This works for me, but I don't know how you are going to handle the single host. Nevertheless this has nothing to do with the sharenfs property per se, we need someone with more experience in the syntax.


----------



## ian-nai (Mar 7, 2011)

Hmm, the man page doesn't list a "=" sign in the network spec.  If I understand the sharenfs property, whatever syntax /etc/exports handles should work in *zfs set sharenfs="..."* on a "per line" basis.



			
				man exports said:
			
		

> /u2 -maproot=root friends
> /u2 -alldirs -network cis-net -mask cis-mask



Looks like in /etc/exports you would create two lines.  One specifying the range of addresses to export to and another line to specify any singular hosts.  Try issuing two, separate *zfs set sharenfs="..."* commands.


----------



## phoenix (Mar 7, 2011)

*sharenfs* only works for the "simple" case, as it only holds a single line of text, and thus, only generates a single line in the /etc/zfs/exports file.
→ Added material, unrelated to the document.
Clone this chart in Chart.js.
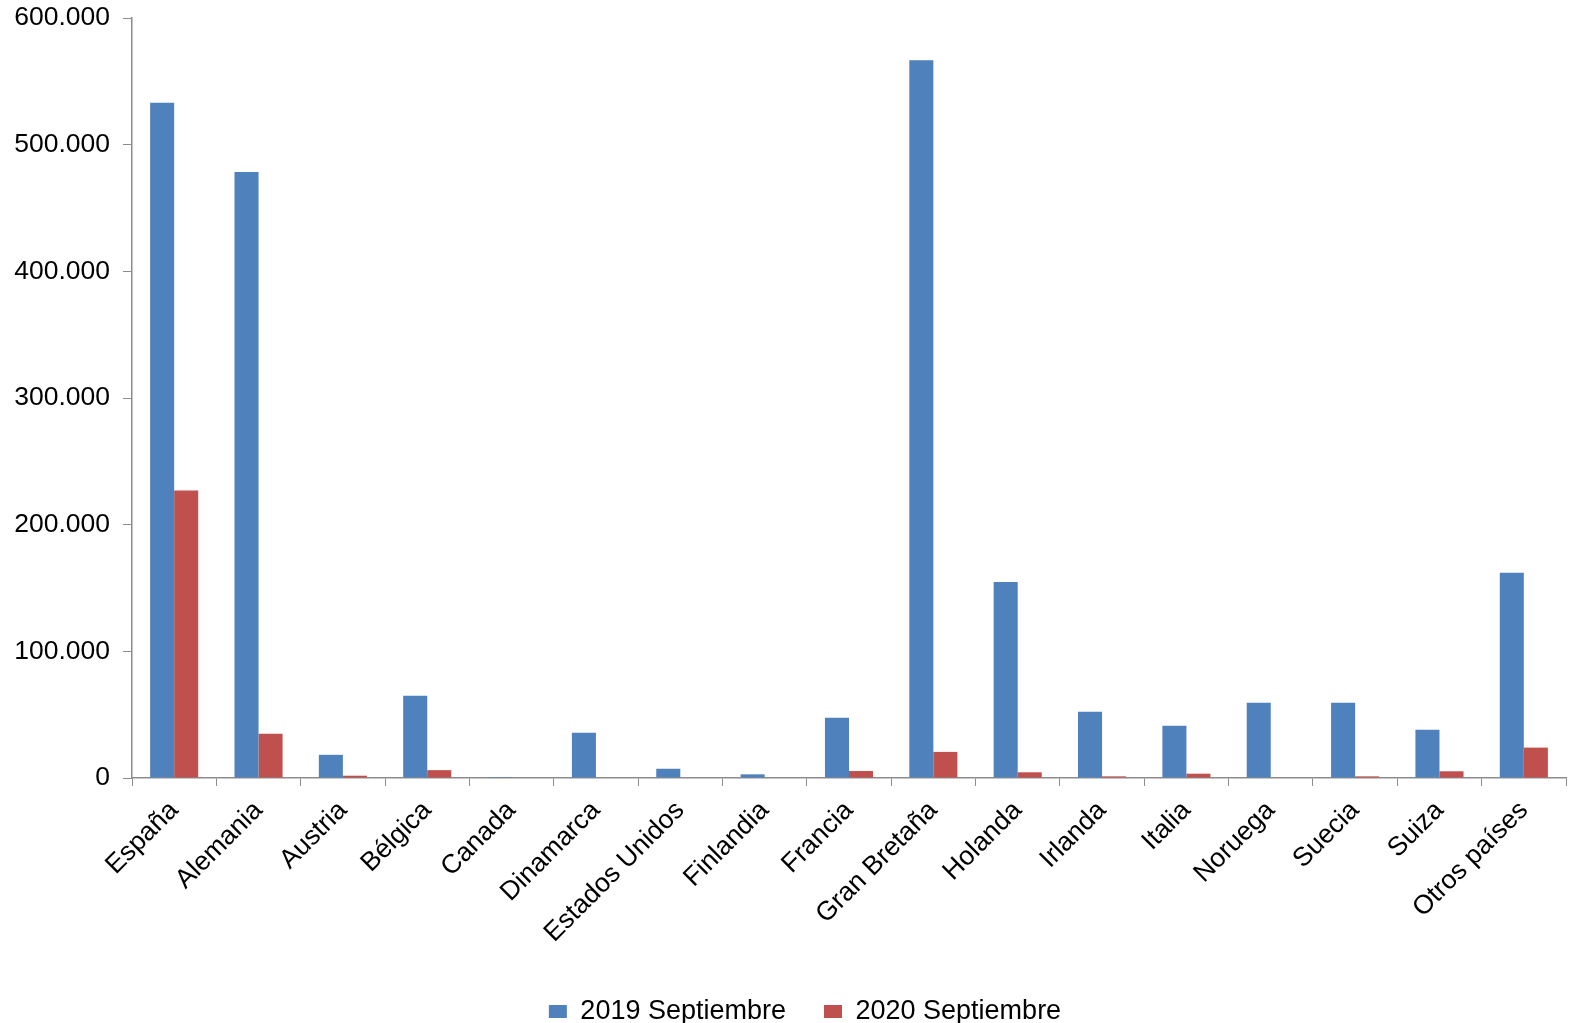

If you want to do anything involving more than 1 line of text in an exports(5) file, then you need to do it manually via /etc/exports


----------



## gettons (Mar 8, 2011)

phoenix said:
			
		

> *sharenfs* only works for the "simple" case, as it only holds a single line of text, and thus, only generates a single line in the /etc/zfs/exports file.
> 
> If you want to do anything involving more than 1 line of text in an exports(5) file, then you need to do it manually via /etc/exports



This makes sense.
Unfortunately if you run `zfs set`... only the last one would be valid.


----------



## GaryJuang (Apr 24, 2015)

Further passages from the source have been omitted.